Le budget de l'IRD est géré par le ministère de l'enseignement supérieur et de la recherche, ce qui est légitime pour un établissement public scientifique et culturel. Nous sommes aussi sous la tutelle du ministère des affaires étrangères. Poser la question de la double tutelle, c'est aussi poser celle de l'existence de l'IRD. Tout ceci relève d'un choix politique : quelle visibilité souhaite-t-on donner à notre action ? Pour ma part, je considère que le ministère des affaires étrangères doit s'investir beaucoup plus. Si les diplomates ont pris conscience de l'existence d'une diplomatie scientifique, ils nous connaissent mal et sont peu à mêmes de nous défendre. Ils n'ont pas été formés à cela.

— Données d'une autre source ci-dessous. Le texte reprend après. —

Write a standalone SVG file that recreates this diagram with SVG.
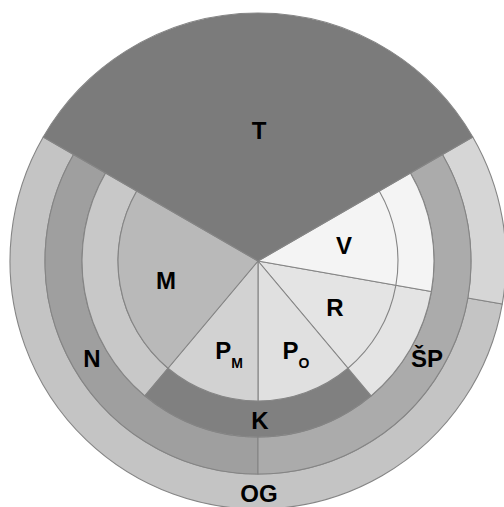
<svg xmlns="http://www.w3.org/2000/svg" width="504" height="507" viewBox="0 0 504 507">
<style>
.s{stroke:#858585;stroke-width:1.1;stroke-linejoin:round}
.lbl{font-family:"Liberation Sans",Arial,sans-serif;font-weight:bold;font-size:24px;fill:#000;text-anchor:middle}
.sub{font-size:14px}
</style>
<rect width="504" height="507" fill="#ffffff"/>
<g id="OG"><path class="s" fill="#c4c4c4" d="M43.23,137 A248,248 0 1 0 502.23,304.07 L467.76,297.99 A213,213 0 1 1 73.54,154.5 Z"/><text class="lbl" x="259" y="502">OG</text></g>
<g id="OR"><path class="s" fill="#d6d6d6" d="M502.23,304.07 A248,248 0 0 0 472.77,137 L442.46,154.5 A213,213 0 0 1 467.76,297.99 Z"/></g>
<g id="N"><path class="s" fill="#9f9f9f" d="M73.54,154.5 A213,213 0 0 0 258,474 L258,437 A176,176 0 0 1 105.58,173 Z"/><text class="lbl" x="92" y="367">N</text></g>
<g id="SP"><path class="s" fill="#ababab" d="M258,474 A213,213 0 0 0 442.46,154.5 L410.42,173 A176,176 0 0 1 258,437 Z"/><text class="lbl" x="427" y="367">ŠP</text></g>
<g id="MR"><path class="s" fill="#c8c8c8" d="M105.58,173 A176,176 0 0 0 144.87,395.82 L168.01,368.24 A140,140 0 0 1 136.76,191 Z"/></g>
<g id="K"><path class="s" fill="#808080" d="M144.87,395.82 A176,176 0 0 0 371.13,395.82 L347.99,368.24 A140,140 0 0 1 168.01,368.24 Z"/><text class="lbl" x="260" y="429">K</text></g>
<g id="R"><path class="s" fill="#e4e4e4" d="M258,261 L371.13,395.82 A176,176 0 0 0 431.32,291.56 Z"/><text class="lbl" x="335" y="316">R</text></g>
<g id="V"><path class="s" fill="#f4f4f4" d="M258,261 L431.32,291.56 A176,176 0 0 0 410.42,173 Z"/><text class="lbl" x="344" y="254">V</text></g>
<g id="PO"><path class="s" fill="#e0e0e0" d="M258,261 L258,401 A140,140 0 0 0 347.99,368.24 Z"/><text class="lbl" x="296" y="359">P<tspan class="sub" dy="9">O</tspan></text></g>
<g id="PM"><path class="s" fill="#d2d2d2" d="M258,261 L168.01,368.24 A140,140 0 0 0 258,401 Z"/><text class="lbl" x="229" y="359">P<tspan class="sub" dy="9">M</tspan></text></g>
<g id="M"><path class="s" fill="#b9b9b9" d="M258,261 L136.76,191 A140,140 0 0 0 168.01,368.24 Z"/><text class="lbl" x="166" y="289">M</text></g>
<g id="T"><path class="s" fill="#7b7b7b" d="M258,261 L472.77,137 A248,248 0 0 0 43.23,137 Z"/><text class="lbl" x="259" y="139">T</text></g>
<g id="connectors"><path class="s" fill="none" d="M347.99,368.24 A140,140 0 0 0 379.24,191"/></g>
</svg>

Mon expérience diplomatique me permet d'affirmer que cette cotutelle est indispensable. Grâce à elle, nous nous sommes considérablement rapprochés des ambassades. Ce que je regrette, c'est que les ambassades se focalisent sur le nombre de leurs conseillers scientifiques, et oublient les 5 000 chercheurs-enseignants de l'enseignement supérieur qui travaillent directement avec le sud. La France a un outil exceptionnel et original, et il est dommage que la diplomatie scientifique ne le revendique pas davantage. Lors des Assises, le président de la République a repris à son compte le débat sur la cohérence des politiques publiques de développement et il a eu raison : il faut une cohérence entre la politique du ministère de l'enseignement supérieur et de la recherche et la politique de développement.
Nous avons eu d'importants chantiers au Tchad et au Mali ; nous menons deux grands programmes emblématiques dans le Tchad, dont une expertise internationale sur le lac Tchad, que nous souhaitons remettre en automne aux autorités. Nous y faisons un certain nombre de préconisations, notamment sur la mise en valeur économique du site, soumis depuis des millénaires à des variations du niveau d'eau. Cette mission s'effectue dans des conditions complexes ; nos chercheurs doivent être protégés par des véhicules blindés et nous faisons tout pour éviter les prises de risque.
Au Mali, nous disposons d'une représentation permanente à Bamako. En raison de son statut en zone rouge, elle fonctionne aujourd'hui avec des emplois locaux, et un seul chercheur de l'IRD. Les chantiers sont nombreux : santé, environnement, eau. Du point de vue politique, dans ces pays en conflit, la science, la recherche, peuvent aider à passer à une autre phase. Les Maliens sont très demandeurs ; le ministre de la recherche apprécie notre présence et nous le fait savoir. Nous pouvons représenter un des éléments de la contribution à la paix et au développement, mais nous avons du mal à faire entendre notre message.